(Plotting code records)
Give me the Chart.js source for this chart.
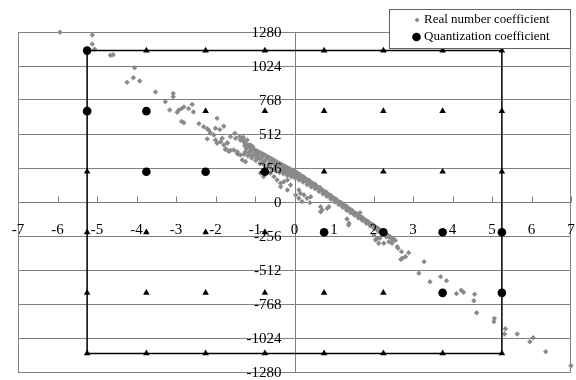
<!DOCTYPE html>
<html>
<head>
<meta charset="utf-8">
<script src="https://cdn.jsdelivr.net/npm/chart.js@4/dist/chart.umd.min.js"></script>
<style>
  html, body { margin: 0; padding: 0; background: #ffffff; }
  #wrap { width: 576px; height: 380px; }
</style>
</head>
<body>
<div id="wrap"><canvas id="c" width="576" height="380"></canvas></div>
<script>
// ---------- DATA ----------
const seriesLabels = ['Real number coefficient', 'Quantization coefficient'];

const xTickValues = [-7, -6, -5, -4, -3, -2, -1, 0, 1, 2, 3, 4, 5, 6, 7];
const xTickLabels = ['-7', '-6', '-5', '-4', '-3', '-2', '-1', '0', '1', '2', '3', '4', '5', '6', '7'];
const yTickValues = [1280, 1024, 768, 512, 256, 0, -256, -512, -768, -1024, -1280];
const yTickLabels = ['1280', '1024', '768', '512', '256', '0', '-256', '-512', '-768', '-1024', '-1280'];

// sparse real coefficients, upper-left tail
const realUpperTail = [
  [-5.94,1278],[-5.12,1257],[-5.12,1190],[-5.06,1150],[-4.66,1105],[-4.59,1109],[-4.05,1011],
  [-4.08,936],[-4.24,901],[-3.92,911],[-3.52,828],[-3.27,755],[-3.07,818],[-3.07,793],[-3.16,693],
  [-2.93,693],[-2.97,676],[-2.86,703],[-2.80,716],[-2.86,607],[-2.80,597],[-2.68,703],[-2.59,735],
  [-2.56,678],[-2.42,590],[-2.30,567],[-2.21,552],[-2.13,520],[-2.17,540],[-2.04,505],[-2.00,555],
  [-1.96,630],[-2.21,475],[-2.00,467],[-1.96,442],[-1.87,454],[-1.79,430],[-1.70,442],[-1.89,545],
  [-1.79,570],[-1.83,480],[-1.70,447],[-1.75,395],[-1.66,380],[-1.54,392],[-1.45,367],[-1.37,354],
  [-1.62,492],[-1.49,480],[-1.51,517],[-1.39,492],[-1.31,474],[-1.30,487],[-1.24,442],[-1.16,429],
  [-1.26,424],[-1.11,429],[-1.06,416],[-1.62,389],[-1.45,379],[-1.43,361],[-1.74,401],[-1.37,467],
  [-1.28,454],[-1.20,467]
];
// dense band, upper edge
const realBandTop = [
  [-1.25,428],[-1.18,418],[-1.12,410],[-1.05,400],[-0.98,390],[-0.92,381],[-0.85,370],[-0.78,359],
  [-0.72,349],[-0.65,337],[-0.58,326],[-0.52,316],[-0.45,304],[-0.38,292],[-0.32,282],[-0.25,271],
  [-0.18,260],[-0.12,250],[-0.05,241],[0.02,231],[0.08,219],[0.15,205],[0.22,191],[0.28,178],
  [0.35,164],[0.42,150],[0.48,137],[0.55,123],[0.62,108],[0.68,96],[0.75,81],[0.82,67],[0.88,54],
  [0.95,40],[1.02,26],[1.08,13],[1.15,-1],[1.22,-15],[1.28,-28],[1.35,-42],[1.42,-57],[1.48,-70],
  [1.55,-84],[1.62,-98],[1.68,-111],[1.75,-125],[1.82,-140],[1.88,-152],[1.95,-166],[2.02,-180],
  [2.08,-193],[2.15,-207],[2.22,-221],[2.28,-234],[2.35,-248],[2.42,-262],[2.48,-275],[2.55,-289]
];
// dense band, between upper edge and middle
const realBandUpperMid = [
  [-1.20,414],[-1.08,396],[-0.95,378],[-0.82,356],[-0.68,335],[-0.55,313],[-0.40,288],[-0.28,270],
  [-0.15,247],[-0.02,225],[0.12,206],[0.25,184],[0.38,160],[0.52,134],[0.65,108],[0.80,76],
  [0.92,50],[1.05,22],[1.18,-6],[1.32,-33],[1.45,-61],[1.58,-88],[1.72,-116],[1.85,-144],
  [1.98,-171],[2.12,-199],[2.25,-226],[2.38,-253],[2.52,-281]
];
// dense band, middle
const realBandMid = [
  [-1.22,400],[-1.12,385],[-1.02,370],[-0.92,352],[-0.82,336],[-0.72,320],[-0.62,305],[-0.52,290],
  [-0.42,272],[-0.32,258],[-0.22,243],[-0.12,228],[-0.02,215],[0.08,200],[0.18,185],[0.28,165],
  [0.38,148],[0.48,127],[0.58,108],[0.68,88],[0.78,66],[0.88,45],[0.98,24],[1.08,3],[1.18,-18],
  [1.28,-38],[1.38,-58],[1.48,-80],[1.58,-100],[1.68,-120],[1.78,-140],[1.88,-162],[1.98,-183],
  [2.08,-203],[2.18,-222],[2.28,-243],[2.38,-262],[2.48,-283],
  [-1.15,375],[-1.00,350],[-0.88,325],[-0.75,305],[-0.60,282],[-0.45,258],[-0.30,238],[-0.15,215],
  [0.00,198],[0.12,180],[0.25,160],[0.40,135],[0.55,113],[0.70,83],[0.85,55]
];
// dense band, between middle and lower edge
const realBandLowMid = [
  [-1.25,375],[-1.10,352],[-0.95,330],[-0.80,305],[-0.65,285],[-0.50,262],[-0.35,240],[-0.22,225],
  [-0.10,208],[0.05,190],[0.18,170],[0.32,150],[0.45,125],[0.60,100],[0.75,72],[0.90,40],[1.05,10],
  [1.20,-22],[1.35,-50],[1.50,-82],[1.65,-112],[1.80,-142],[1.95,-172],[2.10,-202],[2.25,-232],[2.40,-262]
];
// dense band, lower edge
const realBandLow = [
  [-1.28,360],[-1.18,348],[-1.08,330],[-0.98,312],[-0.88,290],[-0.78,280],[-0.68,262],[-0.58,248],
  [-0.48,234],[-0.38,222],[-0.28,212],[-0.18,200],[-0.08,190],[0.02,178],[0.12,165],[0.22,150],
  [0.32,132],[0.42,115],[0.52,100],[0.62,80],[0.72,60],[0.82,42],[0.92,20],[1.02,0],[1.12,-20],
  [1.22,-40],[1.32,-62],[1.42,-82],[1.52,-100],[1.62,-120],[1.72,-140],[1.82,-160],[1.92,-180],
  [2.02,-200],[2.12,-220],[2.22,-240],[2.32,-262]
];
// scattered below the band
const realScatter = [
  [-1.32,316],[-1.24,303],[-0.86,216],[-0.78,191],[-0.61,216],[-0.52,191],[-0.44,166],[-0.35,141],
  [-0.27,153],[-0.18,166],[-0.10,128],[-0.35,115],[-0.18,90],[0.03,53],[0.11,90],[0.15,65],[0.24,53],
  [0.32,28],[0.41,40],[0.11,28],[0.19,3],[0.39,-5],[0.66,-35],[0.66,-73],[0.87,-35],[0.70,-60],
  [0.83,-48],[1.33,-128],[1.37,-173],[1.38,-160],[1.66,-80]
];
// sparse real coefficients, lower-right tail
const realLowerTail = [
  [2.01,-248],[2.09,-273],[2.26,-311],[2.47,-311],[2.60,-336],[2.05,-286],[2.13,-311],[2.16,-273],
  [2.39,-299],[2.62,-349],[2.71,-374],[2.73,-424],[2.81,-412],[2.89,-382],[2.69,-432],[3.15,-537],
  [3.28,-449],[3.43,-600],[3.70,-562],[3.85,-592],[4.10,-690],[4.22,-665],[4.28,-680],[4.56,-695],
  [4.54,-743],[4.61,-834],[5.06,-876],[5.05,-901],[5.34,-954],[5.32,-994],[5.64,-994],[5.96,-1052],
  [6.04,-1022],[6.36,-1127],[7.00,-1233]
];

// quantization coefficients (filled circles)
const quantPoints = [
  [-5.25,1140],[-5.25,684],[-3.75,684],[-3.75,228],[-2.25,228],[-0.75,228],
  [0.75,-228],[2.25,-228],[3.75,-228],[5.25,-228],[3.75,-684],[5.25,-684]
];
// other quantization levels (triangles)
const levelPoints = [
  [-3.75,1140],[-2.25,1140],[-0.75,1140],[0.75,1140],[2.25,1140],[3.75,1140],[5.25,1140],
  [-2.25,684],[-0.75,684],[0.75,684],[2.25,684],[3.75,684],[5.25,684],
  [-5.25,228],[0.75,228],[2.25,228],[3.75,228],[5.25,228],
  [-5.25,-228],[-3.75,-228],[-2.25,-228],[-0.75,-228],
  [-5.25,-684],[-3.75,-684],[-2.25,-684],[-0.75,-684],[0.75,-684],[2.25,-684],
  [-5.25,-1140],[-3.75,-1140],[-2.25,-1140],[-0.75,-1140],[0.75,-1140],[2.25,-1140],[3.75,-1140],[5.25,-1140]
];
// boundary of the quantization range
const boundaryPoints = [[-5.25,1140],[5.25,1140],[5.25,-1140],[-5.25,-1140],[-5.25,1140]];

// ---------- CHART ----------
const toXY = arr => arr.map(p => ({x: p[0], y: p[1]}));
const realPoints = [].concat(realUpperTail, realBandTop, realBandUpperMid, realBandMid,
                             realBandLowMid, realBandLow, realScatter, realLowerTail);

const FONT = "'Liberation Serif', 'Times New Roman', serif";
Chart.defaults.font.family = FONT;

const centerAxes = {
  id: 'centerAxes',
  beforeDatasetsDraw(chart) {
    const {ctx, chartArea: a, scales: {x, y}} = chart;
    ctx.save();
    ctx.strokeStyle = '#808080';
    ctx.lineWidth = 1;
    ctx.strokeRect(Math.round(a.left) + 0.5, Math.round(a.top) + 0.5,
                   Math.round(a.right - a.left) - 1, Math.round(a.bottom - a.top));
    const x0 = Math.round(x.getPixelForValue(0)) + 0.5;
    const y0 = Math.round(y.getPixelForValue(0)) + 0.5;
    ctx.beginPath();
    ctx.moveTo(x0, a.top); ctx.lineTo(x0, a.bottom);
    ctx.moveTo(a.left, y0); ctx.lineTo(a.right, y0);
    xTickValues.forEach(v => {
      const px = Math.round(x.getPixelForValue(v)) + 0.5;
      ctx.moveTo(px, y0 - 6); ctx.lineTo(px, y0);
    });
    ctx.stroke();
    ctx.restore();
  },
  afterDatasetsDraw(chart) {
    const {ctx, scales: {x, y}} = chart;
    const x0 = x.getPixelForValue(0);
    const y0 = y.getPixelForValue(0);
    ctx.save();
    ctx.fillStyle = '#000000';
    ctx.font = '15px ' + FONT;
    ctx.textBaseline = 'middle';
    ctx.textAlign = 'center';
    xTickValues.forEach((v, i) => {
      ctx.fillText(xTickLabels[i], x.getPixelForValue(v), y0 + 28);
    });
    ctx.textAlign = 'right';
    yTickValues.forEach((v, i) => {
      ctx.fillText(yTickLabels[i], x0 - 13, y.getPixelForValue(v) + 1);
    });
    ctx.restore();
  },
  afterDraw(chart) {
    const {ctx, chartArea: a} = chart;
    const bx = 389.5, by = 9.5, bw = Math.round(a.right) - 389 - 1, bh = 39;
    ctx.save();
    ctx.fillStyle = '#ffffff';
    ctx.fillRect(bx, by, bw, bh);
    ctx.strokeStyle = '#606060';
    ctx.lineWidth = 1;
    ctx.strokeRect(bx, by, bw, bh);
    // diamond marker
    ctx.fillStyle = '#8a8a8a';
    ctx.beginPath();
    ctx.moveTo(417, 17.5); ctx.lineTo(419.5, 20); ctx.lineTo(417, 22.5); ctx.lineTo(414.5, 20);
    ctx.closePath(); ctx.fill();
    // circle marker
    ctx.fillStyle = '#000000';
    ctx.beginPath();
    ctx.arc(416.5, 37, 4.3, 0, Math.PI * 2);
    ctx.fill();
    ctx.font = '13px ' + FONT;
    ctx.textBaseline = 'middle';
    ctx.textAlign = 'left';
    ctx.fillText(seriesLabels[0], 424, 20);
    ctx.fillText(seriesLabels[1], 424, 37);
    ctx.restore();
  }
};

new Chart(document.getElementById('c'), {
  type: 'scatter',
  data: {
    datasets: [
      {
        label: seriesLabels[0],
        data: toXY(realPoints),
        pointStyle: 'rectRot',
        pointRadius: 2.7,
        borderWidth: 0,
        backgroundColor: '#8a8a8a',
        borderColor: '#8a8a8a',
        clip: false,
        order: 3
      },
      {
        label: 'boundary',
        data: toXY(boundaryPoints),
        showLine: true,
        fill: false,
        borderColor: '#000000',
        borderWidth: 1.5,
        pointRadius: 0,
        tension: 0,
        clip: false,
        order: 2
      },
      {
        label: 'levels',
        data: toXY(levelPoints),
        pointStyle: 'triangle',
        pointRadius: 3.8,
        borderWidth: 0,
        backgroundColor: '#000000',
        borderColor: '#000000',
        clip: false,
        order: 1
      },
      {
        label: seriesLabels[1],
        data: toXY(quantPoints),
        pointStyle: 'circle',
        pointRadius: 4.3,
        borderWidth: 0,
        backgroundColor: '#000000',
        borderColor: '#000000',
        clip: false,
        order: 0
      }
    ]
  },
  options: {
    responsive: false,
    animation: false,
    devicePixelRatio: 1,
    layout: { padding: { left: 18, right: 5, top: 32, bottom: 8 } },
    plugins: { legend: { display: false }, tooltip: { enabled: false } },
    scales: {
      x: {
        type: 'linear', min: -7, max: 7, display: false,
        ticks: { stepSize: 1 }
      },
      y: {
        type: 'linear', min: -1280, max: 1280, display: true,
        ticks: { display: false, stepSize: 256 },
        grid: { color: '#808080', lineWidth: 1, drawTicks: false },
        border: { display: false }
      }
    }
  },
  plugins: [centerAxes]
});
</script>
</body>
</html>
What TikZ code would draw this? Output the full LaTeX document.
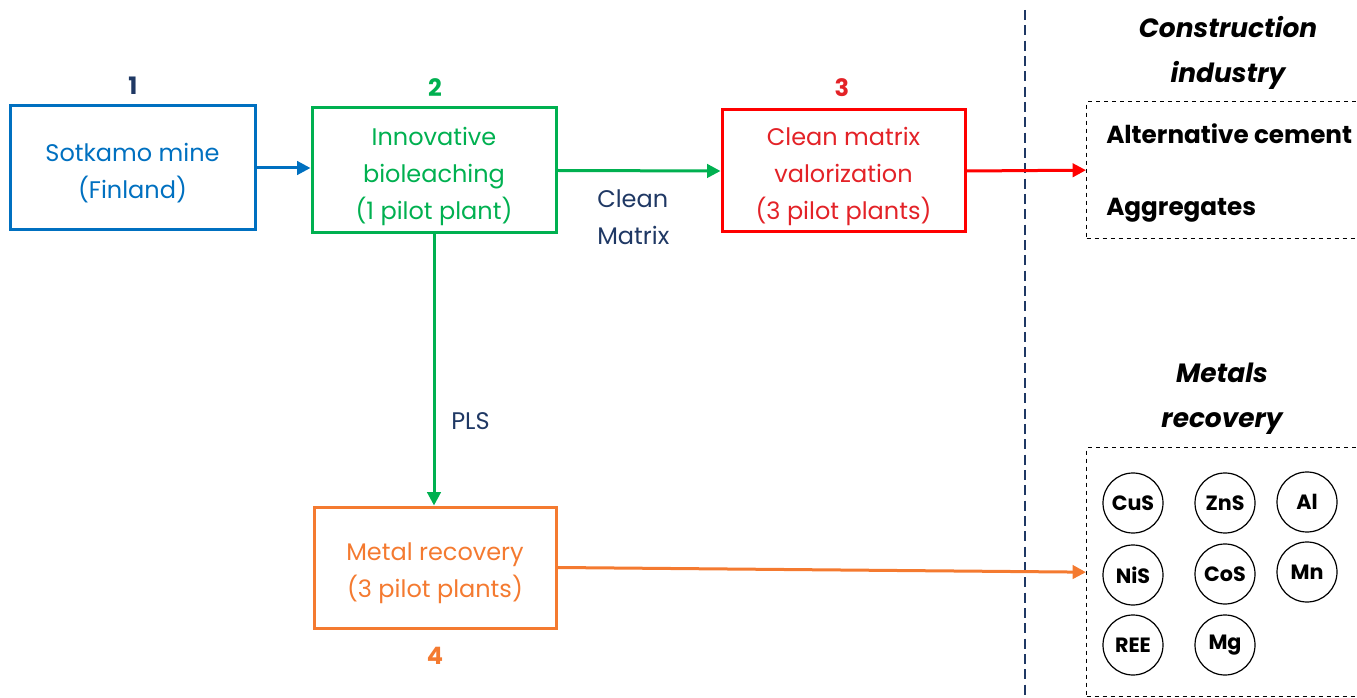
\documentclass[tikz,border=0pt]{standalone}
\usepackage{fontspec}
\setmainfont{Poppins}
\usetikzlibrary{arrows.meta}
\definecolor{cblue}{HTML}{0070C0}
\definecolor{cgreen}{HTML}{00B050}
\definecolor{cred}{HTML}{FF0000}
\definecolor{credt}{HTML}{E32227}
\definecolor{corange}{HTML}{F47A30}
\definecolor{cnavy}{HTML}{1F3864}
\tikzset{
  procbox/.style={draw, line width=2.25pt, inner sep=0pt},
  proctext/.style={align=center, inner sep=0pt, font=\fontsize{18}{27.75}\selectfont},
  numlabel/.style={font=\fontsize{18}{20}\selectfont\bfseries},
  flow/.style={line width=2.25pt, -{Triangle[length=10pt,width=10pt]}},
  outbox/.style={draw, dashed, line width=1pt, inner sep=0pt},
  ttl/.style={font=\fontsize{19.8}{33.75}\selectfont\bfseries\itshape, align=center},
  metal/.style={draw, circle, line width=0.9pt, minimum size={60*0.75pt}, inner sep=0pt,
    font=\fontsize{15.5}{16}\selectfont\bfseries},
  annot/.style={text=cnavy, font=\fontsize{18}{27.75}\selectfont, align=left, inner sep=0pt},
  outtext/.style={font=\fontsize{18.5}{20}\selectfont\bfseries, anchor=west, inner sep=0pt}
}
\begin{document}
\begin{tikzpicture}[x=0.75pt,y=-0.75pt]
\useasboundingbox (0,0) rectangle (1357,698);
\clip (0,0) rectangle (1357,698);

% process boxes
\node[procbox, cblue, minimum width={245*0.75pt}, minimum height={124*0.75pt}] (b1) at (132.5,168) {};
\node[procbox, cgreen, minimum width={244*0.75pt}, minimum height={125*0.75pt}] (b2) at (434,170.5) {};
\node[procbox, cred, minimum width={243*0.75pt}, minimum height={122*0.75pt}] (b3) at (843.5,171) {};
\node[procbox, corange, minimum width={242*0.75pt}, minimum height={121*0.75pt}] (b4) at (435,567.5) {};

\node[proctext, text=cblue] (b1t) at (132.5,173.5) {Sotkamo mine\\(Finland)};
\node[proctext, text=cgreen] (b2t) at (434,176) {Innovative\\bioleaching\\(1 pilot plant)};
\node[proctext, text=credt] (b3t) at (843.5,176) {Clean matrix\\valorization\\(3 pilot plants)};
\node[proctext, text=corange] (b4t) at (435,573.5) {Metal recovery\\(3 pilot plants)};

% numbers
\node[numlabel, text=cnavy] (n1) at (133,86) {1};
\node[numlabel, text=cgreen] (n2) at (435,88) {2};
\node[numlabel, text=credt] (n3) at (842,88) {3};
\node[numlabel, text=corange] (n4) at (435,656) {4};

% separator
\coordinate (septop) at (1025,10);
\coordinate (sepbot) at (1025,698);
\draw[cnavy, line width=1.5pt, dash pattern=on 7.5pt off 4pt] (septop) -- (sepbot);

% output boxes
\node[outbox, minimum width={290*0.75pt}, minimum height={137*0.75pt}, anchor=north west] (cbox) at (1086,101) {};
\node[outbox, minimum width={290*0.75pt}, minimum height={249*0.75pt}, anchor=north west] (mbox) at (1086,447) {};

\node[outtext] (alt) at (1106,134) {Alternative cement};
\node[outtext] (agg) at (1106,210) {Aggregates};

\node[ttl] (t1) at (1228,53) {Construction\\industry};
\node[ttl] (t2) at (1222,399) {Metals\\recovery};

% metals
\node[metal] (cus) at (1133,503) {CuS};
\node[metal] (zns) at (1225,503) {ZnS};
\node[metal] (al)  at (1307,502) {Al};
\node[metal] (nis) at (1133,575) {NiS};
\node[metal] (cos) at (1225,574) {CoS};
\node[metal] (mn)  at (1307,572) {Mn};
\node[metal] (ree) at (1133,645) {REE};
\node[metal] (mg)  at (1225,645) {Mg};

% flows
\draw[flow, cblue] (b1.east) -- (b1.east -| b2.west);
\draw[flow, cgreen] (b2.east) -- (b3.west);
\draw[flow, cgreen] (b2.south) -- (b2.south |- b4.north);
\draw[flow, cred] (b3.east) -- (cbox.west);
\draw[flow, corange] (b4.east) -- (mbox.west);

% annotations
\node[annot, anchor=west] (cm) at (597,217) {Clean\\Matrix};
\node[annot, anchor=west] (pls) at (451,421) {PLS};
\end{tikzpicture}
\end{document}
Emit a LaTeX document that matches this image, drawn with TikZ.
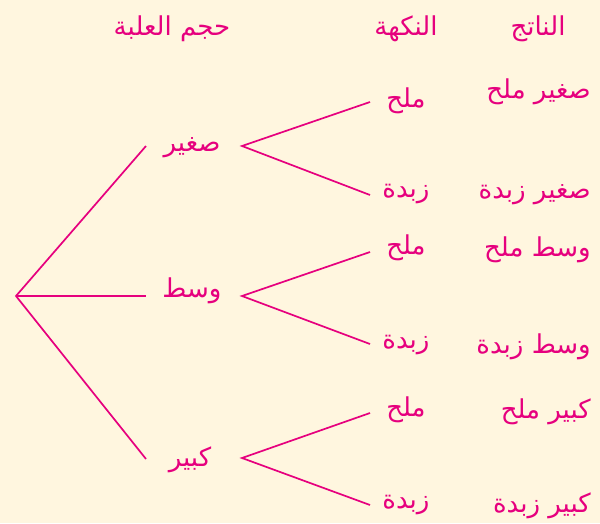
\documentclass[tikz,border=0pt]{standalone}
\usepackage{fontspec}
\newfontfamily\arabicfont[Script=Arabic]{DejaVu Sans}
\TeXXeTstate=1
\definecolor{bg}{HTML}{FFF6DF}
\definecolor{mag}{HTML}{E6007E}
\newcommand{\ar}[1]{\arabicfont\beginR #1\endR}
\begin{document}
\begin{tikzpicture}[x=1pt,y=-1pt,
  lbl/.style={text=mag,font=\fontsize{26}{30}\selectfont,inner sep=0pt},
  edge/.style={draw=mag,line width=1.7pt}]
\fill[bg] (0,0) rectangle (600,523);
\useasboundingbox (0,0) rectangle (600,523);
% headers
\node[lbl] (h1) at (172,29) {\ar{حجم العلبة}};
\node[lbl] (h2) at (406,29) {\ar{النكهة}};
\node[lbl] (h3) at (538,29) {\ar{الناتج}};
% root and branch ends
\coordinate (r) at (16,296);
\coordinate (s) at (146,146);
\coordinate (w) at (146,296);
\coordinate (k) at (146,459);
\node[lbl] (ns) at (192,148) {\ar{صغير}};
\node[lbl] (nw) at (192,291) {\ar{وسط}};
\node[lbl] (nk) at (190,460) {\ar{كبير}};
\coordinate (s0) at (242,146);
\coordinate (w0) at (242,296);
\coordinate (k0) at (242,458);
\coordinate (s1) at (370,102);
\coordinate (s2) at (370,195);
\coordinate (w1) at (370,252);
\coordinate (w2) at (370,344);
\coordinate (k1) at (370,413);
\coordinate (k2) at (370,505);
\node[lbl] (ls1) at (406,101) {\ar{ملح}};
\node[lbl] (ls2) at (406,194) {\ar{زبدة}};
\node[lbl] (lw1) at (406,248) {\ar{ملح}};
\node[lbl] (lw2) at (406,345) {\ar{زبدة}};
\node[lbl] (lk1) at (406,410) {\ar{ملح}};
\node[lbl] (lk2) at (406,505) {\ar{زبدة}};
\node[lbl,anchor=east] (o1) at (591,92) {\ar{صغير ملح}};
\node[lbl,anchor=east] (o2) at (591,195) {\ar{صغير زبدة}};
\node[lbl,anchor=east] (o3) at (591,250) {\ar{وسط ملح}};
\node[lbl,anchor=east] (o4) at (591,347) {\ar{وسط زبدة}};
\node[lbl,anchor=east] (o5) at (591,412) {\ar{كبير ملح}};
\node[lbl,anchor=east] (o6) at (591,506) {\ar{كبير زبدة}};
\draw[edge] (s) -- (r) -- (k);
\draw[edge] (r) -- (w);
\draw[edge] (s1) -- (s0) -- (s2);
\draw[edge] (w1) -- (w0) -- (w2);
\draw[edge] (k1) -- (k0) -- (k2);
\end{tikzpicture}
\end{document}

Task goal: Only the lines from the top of the data through the line with "const seriesLabels = ['Real" should be quoted, exactly and with both ends kept; skip the pictures.

Problem solution:
Give me the Chart.js source for this chart.
<!DOCTYPE html>
<html>
<head>
<meta charset="utf-8">
<script src="https://cdn.jsdelivr.net/npm/chart.js@4/dist/chart.umd.min.js"></script>
<style>
  html, body { margin: 0; padding: 0; background: #ffffff; }
  #wrap { width: 576px; height: 380px; }
</style>
</head>
<body>
<div id="wrap"><canvas id="c" width="576" height="380"></canvas></div>
<script>
// ---------- DATA ----------
const seriesLabels = ['Real number coefficient', 'Quantization coefficient'];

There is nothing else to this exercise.